The problem: Exactly retype the lines of the material from its first line to the line with "(io) at (259,127)", including both.

Data segment:
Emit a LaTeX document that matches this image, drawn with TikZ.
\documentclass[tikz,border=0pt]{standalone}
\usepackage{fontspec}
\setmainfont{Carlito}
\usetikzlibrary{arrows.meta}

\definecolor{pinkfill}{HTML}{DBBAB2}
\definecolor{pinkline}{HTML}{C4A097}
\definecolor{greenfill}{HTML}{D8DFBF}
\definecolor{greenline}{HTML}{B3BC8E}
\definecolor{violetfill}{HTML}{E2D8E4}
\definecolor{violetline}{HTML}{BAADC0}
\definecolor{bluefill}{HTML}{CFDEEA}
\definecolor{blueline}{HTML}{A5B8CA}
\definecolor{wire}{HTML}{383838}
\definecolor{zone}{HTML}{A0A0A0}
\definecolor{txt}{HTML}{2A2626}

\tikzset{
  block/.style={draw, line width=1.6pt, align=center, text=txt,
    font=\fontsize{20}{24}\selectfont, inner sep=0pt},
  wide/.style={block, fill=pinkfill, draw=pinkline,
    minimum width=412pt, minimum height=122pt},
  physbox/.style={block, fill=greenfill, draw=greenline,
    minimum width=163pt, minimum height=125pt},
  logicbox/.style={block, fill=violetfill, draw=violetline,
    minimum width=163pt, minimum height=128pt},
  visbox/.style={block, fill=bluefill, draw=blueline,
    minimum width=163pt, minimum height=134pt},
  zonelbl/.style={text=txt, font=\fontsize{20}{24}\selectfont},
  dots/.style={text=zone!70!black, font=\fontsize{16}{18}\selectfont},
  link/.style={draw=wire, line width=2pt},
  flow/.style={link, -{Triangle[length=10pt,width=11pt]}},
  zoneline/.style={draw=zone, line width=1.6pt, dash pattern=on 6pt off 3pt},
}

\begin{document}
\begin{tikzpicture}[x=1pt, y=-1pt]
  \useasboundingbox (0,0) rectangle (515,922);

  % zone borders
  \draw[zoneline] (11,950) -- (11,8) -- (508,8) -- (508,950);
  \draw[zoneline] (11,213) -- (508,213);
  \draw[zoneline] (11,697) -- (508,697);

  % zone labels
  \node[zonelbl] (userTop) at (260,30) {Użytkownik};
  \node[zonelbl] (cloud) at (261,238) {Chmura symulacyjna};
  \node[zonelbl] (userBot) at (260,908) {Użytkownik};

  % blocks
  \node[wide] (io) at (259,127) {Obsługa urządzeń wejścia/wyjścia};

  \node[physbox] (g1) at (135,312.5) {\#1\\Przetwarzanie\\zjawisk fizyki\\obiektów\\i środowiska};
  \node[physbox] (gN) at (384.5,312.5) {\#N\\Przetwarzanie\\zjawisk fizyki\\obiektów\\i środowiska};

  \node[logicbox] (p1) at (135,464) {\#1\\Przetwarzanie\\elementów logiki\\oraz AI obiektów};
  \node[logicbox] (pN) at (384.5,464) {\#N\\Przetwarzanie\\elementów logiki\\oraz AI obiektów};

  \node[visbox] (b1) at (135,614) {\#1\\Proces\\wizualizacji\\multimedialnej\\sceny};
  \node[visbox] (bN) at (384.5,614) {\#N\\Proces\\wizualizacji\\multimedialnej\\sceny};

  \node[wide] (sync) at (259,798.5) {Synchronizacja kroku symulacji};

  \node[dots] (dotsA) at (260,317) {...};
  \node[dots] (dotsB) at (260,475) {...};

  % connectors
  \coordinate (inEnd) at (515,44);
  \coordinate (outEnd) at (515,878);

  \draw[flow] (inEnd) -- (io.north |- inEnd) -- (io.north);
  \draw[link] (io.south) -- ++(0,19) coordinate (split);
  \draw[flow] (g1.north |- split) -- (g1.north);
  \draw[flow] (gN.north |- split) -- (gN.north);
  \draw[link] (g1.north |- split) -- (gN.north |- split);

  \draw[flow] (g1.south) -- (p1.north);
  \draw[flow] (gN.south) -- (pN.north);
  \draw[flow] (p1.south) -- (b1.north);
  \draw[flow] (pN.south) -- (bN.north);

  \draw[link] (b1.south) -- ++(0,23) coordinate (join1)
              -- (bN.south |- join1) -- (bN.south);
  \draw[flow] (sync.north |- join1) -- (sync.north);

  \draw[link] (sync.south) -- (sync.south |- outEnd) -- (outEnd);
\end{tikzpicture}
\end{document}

Written solution:
Emit a LaTeX document that matches this image, drawn with TikZ.
\documentclass[tikz,border=0pt]{standalone}
\usepackage{fontspec}
\setmainfont{Carlito}
\usetikzlibrary{arrows.meta}

\definecolor{pinkfill}{HTML}{DBBAB2}
\definecolor{pinkline}{HTML}{C4A097}
\definecolor{greenfill}{HTML}{D8DFBF}
\definecolor{greenline}{HTML}{B3BC8E}
\definecolor{violetfill}{HTML}{E2D8E4}
\definecolor{violetline}{HTML}{BAADC0}
\definecolor{bluefill}{HTML}{CFDEEA}
\definecolor{blueline}{HTML}{A5B8CA}
\definecolor{wire}{HTML}{383838}
\definecolor{zone}{HTML}{A0A0A0}
\definecolor{txt}{HTML}{2A2626}

\tikzset{
  block/.style={draw, line width=1.6pt, align=center, text=txt,
    font=\fontsize{20}{24}\selectfont, inner sep=0pt},
  wide/.style={block, fill=pinkfill, draw=pinkline,
    minimum width=412pt, minimum height=122pt},
  physbox/.style={block, fill=greenfill, draw=greenline,
    minimum width=163pt, minimum height=125pt},
  logicbox/.style={block, fill=violetfill, draw=violetline,
    minimum width=163pt, minimum height=128pt},
  visbox/.style={block, fill=bluefill, draw=blueline,
    minimum width=163pt, minimum height=134pt},
  zonelbl/.style={text=txt, font=\fontsize{20}{24}\selectfont},
  dots/.style={text=zone!70!black, font=\fontsize{16}{18}\selectfont},
  link/.style={draw=wire, line width=2pt},
  flow/.style={link, -{Triangle[length=10pt,width=11pt]}},
  zoneline/.style={draw=zone, line width=1.6pt, dash pattern=on 6pt off 3pt},
}

\begin{document}
\begin{tikzpicture}[x=1pt, y=-1pt]
  \useasboundingbox (0,0) rectangle (515,922);

  % zone borders
  \draw[zoneline] (11,950) -- (11,8) -- (508,8) -- (508,950);
  \draw[zoneline] (11,213) -- (508,213);
  \draw[zoneline] (11,697) -- (508,697);

  % zone labels
  \node[zonelbl] (userTop) at (260,30) {Użytkownik};
  \node[zonelbl] (cloud) at (261,238) {Chmura symulacyjna};
  \node[zonelbl] (userBot) at (260,908) {Użytkownik};

  % blocks
  \node[wide] (io) at (259,127) {Obsługa urządzeń wejścia/wyjścia};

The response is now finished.